Brand advertising, the genre that gives so much money to sport and culture, is essentially defensive. It does little more than keep a brand in the public eye so that the name remains familiar and its image strong. Consumers subconsciously trust familiar brands and prefer to buy products that others do. If a brand fades from frequent view people will quietly stop buying the product. Big breweries know this, health bureaucrats apparently do not.
The Government's latest review of advertising regulations is quite likely to result in closer control, according to Associate Minister of Health Damien O'Connor. "It is very ambitions to think the industry can run a self-regulatory regime over something where there is so much money involved and the pressures are so great," he said, referring to sports sponsorship.
Organisations such as Auckland Tennis, New Zealand Golf, the New Zealand Rugby Union and America's Cup syndicates must wince at this sort of talk. It is not very long since they had to stop selling naming rights to Rothmans, Benson and Hedges and the like. Now they could be set to lose the likes of Heineken, Steinlager, DB Draught as well. Tobacco and alcohol have natural associations with leisure and pleasure.

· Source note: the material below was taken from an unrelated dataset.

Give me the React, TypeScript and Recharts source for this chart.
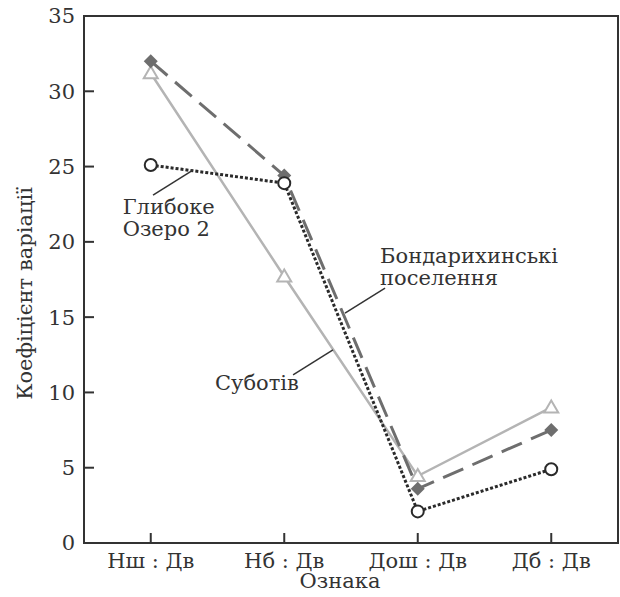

If alcohol sponsorship of sport was also to be banned, what would replace it?
That question could cause taxpayers to wince. If the abolition of tobacco advertising called for a public fund of "smokefree" sponsorship, how much greater might the need be if liquor brands were banished?
And to what purpose? Forbidding alcohol advertising and sponsorship would not make much impression on its use overall. Breweries might save some of the expense of brand maintenance, since there would be no need to do it if no one was allowed to do it. Beer, which has been the main alcoholic product promoted through sports sponsorship, might lose some market share to wine and spirits but consumption overall is unlikely to drop.
Advertising prohibitionists are aiming their blunderbuss at a very distant target, that of teenage binge drinking. Breweries sponsoring sport stand accused of promoting an immature attitude to their product.
How fair is that charge really? Beer has a certain bloke appeal that its marketers have a right to invoke, just as wine and spirit sellers will promote the social character of their products.
Health campaigners might not much like the beer culture or the very male and politically incorrect character of much of its advertising, but that is no reason to assume a ban will reduce binge drinking.
All liquor advertising must tread a fine line between promoting the product's social appeal and encouraging excessive use.
Regular official reviews and the threat of regulation probably help to remind the advertisers of the balance they need to strike. They could probably do more to make their messages promote moderation and maturity and perhaps this latest review will spur them to do so.
But sponsorship bans should be ruled out of consideration.
Attitudes to alcohol will never be changed by keeping its labels out of sight, but could be improved through its healthy association with sport. Let sponsorship continue.